Problem requirements
Output exactly the lines from the first line of the records below through the line containing "ax2 = ax.twinx()", both included, leaving out any pictures.

====== Data for the task ======

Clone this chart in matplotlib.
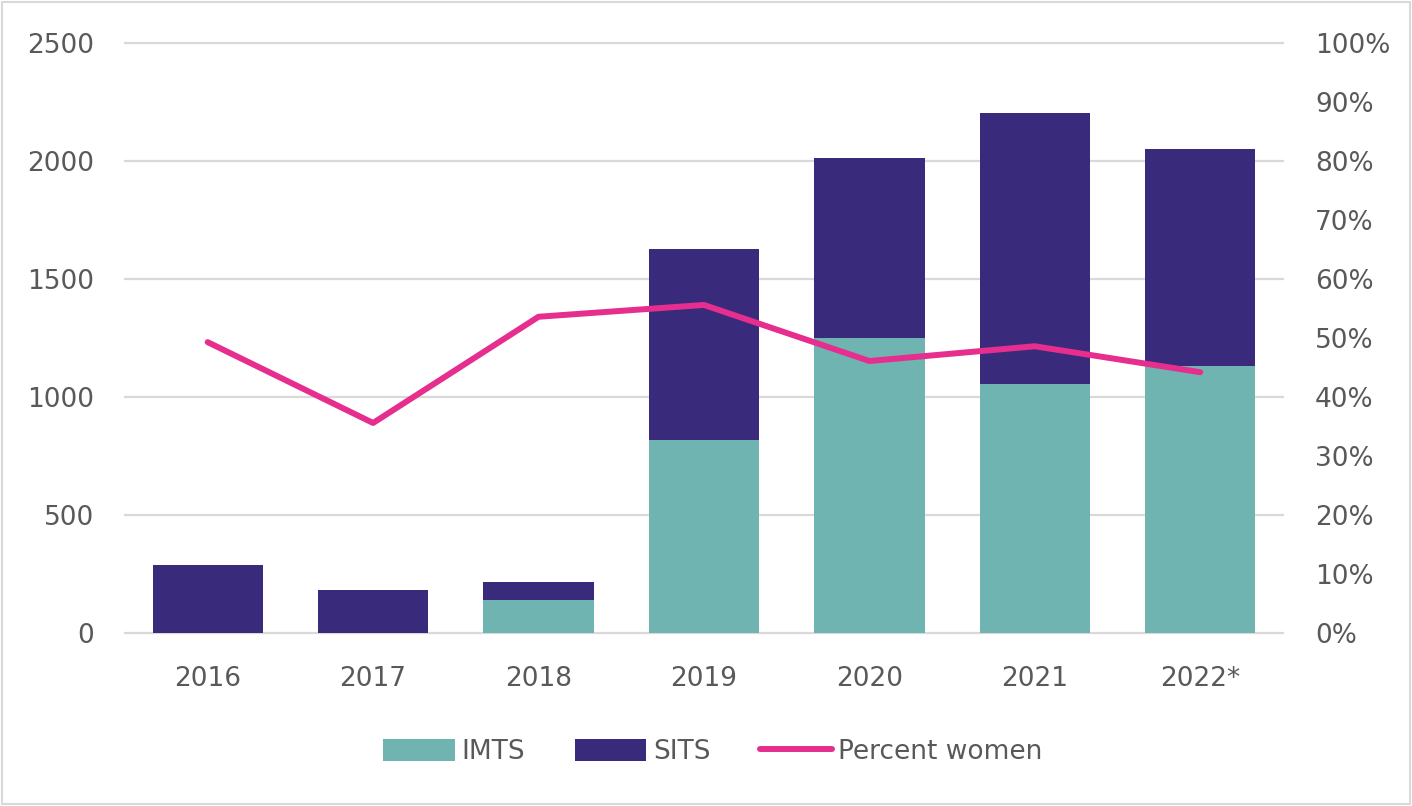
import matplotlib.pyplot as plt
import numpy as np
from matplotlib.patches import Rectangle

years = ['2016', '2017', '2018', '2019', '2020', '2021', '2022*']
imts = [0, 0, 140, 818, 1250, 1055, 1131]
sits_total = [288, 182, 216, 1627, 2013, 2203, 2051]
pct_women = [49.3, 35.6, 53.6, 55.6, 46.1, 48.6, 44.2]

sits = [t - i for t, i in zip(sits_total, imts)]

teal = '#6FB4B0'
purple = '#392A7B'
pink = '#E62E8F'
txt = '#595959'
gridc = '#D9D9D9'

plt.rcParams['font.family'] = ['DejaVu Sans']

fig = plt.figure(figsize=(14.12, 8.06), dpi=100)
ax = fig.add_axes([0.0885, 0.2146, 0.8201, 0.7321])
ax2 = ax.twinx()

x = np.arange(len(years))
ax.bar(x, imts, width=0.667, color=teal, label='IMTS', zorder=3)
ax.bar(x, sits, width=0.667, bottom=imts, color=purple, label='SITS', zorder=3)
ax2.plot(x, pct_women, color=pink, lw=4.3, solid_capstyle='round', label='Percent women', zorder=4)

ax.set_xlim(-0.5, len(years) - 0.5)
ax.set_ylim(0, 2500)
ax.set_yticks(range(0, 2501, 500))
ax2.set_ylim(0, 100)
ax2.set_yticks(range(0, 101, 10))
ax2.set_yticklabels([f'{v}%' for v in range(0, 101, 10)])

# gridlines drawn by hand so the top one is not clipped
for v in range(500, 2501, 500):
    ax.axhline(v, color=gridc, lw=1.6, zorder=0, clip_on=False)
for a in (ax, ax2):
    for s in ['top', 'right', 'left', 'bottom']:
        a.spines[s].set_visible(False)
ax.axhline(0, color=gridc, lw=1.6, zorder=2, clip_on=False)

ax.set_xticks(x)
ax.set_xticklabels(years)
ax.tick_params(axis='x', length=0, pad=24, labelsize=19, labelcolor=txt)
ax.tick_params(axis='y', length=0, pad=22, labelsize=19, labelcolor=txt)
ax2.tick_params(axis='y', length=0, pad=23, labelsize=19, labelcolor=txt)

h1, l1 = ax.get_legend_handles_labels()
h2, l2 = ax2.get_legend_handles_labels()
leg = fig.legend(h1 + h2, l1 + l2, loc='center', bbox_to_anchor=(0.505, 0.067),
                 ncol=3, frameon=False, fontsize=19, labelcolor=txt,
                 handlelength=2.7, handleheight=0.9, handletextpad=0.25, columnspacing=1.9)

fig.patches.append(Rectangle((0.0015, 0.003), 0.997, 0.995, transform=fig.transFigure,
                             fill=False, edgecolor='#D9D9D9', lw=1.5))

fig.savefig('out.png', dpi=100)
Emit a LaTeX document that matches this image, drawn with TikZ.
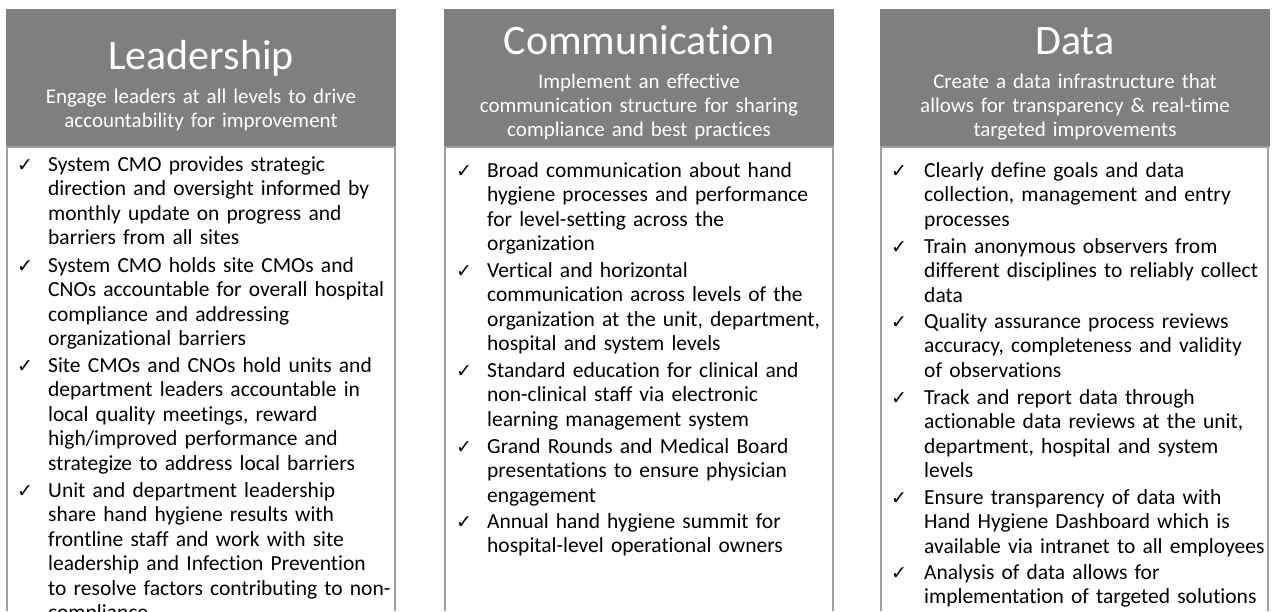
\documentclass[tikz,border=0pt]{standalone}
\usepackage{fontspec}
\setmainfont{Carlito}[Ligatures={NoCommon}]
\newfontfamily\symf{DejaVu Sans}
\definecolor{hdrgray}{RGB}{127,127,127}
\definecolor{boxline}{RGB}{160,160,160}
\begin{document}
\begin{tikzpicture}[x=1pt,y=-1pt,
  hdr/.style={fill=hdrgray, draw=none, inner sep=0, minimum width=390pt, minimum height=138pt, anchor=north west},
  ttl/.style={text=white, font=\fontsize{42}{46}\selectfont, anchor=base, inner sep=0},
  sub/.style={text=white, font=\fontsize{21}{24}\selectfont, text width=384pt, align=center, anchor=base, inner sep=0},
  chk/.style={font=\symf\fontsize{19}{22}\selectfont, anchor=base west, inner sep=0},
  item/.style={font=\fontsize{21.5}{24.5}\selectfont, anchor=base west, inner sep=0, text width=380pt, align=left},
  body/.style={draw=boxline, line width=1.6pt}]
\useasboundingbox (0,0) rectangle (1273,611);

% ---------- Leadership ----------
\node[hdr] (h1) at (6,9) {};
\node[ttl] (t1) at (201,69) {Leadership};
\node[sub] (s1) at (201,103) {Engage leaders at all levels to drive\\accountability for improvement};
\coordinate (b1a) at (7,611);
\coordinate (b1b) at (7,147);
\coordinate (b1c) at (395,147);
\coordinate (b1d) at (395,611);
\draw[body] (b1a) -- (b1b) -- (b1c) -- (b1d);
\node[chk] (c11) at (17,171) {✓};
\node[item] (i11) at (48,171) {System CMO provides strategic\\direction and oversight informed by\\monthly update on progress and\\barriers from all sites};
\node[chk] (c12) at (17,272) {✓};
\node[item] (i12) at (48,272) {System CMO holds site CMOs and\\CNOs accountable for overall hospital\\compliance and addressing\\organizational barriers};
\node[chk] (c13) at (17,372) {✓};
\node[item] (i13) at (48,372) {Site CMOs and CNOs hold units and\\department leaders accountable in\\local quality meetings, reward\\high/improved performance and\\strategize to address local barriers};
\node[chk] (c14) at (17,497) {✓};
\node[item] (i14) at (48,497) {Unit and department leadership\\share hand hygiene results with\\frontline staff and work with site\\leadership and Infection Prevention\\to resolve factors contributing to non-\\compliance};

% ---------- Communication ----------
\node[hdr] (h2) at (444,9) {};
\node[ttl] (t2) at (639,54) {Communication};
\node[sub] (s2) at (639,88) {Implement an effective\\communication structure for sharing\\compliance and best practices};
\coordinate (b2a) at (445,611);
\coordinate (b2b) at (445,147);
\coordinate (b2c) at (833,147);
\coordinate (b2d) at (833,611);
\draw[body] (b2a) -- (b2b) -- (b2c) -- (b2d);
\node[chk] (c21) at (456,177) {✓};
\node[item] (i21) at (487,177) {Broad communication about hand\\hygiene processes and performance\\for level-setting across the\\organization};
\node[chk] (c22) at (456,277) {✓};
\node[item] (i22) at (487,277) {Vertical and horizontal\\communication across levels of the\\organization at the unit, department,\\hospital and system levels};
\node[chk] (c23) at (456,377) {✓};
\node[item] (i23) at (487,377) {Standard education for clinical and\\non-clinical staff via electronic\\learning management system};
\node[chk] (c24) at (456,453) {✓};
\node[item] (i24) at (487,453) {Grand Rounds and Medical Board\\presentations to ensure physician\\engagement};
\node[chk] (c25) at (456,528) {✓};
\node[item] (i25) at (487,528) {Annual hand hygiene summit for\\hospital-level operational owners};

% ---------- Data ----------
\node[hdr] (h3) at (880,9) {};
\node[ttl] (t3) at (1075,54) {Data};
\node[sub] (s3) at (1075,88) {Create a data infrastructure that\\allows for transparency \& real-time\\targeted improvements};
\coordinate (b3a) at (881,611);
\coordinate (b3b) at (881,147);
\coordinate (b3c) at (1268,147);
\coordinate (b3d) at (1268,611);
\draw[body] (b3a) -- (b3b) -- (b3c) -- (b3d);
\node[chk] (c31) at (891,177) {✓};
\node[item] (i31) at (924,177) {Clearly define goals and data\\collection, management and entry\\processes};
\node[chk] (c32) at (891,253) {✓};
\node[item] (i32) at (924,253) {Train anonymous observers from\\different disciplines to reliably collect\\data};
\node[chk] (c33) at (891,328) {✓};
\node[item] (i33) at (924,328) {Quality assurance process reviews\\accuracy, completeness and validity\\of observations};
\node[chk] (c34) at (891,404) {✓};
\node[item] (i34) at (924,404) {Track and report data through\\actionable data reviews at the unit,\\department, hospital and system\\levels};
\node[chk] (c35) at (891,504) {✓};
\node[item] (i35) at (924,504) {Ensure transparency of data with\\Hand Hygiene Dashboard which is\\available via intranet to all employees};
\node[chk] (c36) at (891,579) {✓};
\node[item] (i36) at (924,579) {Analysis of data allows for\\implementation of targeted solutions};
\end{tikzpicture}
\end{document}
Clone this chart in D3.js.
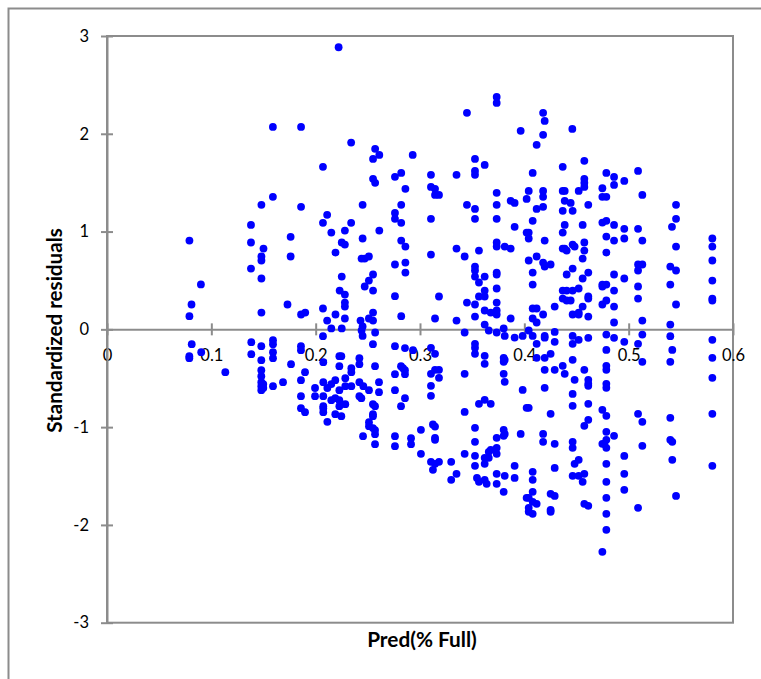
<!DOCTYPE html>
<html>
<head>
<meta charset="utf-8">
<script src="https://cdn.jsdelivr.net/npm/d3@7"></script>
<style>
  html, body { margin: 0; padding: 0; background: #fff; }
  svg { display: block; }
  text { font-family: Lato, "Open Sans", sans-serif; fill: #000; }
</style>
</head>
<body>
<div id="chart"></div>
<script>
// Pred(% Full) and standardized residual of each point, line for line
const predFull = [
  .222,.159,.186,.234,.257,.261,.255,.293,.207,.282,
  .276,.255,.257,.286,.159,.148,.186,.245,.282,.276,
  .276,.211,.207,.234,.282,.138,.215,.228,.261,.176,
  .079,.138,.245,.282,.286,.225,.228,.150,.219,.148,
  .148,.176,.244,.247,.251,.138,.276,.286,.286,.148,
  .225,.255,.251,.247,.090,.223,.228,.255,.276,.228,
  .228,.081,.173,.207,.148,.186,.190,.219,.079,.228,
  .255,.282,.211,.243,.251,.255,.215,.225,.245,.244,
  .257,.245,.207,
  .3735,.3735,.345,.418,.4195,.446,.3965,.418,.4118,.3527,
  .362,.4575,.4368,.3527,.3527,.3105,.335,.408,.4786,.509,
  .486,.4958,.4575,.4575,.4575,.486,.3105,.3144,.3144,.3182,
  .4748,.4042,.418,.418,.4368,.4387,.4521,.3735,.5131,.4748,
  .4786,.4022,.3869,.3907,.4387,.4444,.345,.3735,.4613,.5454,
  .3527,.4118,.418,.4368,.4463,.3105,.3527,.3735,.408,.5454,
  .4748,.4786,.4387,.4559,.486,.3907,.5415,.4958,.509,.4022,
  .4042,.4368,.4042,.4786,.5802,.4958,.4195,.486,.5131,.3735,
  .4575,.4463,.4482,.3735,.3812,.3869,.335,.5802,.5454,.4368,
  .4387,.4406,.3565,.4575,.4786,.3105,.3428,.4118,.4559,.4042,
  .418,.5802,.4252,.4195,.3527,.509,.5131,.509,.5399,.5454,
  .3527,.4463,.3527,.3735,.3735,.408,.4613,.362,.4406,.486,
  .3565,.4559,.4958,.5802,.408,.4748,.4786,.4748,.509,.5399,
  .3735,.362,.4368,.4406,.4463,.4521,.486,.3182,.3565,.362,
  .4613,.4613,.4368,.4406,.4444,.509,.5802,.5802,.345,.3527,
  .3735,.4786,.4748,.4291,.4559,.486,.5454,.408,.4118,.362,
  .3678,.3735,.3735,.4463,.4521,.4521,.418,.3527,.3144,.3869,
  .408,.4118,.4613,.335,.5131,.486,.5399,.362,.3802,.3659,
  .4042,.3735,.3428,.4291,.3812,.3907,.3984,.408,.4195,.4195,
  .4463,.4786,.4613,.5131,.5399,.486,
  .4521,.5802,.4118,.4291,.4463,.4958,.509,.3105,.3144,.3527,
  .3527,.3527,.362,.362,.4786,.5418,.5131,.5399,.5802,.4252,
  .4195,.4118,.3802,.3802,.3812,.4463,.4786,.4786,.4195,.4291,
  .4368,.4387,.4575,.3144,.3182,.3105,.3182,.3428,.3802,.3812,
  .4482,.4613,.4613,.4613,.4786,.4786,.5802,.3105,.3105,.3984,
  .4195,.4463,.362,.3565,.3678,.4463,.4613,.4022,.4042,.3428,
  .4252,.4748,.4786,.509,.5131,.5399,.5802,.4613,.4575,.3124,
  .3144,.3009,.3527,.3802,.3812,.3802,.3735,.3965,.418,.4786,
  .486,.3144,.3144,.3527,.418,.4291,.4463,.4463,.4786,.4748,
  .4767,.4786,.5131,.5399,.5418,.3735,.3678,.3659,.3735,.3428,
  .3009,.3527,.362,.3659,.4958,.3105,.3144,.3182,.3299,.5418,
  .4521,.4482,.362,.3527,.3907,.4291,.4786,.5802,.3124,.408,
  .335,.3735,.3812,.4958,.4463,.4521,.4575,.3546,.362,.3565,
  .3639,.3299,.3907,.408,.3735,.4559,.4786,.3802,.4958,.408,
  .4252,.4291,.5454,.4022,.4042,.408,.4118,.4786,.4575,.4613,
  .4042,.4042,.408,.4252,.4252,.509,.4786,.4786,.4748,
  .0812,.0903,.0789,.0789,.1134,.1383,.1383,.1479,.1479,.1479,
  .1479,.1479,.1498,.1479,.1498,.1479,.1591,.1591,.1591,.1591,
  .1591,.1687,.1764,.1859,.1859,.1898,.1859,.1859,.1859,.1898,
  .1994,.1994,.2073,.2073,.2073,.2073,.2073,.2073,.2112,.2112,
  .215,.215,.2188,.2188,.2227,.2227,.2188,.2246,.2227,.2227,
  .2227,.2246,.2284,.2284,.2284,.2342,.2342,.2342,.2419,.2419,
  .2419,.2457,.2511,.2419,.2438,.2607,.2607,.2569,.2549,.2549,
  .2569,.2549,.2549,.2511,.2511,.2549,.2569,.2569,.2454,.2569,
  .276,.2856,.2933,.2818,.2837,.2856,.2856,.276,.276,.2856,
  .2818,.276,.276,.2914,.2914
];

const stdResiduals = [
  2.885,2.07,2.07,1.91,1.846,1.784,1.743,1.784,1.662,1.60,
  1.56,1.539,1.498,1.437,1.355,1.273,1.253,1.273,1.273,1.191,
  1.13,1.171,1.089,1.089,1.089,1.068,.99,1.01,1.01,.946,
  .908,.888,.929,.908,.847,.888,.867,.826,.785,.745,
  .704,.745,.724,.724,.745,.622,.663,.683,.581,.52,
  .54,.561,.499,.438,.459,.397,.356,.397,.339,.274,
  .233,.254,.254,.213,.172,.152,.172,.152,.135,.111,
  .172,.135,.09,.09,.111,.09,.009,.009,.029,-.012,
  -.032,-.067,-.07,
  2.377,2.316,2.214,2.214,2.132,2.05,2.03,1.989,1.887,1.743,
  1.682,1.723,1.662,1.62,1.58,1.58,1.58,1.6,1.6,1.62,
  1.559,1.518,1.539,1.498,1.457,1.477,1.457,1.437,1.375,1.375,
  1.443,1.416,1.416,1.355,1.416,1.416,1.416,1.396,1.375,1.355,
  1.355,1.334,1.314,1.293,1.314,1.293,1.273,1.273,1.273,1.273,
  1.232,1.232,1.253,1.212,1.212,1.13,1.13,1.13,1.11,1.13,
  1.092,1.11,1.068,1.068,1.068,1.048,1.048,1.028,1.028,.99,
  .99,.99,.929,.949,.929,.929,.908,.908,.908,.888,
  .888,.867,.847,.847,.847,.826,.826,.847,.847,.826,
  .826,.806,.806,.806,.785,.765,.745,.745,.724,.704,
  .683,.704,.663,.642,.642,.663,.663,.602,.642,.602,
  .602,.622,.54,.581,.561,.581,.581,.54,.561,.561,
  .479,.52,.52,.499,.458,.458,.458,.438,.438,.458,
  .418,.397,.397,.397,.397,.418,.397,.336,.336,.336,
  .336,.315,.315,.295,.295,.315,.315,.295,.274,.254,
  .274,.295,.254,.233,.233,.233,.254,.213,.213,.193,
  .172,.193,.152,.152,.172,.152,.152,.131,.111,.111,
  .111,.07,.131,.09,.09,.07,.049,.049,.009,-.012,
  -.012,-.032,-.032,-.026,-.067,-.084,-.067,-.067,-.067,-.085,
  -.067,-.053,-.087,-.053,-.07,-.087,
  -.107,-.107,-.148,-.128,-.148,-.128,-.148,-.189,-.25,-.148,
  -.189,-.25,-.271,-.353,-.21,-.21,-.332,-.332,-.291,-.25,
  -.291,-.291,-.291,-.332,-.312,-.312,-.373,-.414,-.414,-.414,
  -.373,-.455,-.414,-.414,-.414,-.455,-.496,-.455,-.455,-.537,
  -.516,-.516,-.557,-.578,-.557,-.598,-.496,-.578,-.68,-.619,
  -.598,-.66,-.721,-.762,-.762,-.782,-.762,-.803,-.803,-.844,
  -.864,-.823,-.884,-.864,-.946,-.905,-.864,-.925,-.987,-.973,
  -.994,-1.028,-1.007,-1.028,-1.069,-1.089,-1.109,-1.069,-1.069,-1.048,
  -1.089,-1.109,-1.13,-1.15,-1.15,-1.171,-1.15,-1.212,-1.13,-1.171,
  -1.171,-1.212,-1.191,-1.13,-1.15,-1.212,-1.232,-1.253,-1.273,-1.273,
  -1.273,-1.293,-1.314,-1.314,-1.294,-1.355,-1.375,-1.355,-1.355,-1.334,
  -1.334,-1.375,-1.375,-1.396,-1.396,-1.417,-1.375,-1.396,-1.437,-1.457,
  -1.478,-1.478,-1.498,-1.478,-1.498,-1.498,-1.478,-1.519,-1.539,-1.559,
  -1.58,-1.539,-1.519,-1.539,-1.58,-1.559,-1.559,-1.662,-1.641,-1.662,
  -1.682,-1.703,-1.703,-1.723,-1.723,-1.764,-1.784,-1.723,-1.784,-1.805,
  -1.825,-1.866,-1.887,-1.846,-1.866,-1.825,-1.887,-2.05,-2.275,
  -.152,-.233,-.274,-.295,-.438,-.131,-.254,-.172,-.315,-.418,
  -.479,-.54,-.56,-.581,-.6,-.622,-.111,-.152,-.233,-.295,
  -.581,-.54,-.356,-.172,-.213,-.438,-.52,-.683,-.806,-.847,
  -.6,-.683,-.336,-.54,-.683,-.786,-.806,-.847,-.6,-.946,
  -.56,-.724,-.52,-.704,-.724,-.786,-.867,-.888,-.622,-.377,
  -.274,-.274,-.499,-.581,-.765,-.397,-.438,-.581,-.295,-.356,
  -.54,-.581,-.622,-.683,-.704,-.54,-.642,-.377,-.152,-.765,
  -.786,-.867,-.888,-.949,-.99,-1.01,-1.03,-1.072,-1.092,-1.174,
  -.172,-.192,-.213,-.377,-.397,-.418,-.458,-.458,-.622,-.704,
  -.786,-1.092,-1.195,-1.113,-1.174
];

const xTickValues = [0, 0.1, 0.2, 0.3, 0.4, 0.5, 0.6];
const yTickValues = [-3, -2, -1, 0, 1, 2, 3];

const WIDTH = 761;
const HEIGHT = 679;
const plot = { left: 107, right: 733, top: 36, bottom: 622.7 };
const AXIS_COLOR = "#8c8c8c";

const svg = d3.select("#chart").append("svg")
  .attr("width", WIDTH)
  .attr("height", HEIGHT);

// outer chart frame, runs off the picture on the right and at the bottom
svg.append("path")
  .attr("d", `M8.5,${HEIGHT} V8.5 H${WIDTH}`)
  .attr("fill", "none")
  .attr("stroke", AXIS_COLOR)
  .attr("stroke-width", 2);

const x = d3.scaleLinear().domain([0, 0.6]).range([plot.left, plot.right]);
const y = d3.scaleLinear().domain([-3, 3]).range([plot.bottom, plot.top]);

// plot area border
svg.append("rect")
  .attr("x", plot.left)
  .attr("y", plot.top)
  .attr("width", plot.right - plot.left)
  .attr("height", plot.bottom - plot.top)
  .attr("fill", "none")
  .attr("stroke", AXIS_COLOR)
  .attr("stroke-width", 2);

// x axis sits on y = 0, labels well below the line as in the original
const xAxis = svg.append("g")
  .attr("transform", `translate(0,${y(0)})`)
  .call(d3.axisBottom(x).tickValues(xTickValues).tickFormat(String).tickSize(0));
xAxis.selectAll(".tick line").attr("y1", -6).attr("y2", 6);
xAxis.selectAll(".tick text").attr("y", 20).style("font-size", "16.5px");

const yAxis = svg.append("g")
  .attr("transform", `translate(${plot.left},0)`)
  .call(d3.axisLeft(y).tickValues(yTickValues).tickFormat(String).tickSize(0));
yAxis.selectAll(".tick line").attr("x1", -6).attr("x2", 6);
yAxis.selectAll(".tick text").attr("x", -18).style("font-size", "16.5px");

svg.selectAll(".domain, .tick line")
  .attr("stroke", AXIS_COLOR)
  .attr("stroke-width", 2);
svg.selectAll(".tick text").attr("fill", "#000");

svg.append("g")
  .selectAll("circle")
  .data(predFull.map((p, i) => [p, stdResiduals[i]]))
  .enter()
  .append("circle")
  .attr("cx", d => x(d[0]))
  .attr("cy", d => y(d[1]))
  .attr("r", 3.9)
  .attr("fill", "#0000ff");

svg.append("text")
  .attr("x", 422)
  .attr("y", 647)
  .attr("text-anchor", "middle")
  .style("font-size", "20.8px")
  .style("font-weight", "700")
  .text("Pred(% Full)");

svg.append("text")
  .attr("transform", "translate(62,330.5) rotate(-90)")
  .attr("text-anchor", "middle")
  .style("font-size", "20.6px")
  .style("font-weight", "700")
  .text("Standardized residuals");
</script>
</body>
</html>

======

Problem solution
Clone this chart in matplotlib.
import matplotlib.pyplot as plt
import numpy as np
from matplotlib.patches import Rectangle

years = ['2016', '2017', '2018', '2019', '2020', '2021', '2022*']
imts = [0, 0, 140, 818, 1250, 1055, 1131]
sits_total = [288, 182, 216, 1627, 2013, 2203, 2051]
pct_women = [49.3, 35.6, 53.6, 55.6, 46.1, 48.6, 44.2]

sits = [t - i for t, i in zip(sits_total, imts)]

teal = '#6FB4B0'
purple = '#392A7B'
pink = '#E62E8F'
txt = '#595959'
gridc = '#D9D9D9'

plt.rcParams['font.family'] = ['DejaVu Sans']

fig = plt.figure(figsize=(14.12, 8.06), dpi=100)
ax = fig.add_axes([0.0885, 0.2146, 0.8201, 0.7321])
ax2 = ax.twinx()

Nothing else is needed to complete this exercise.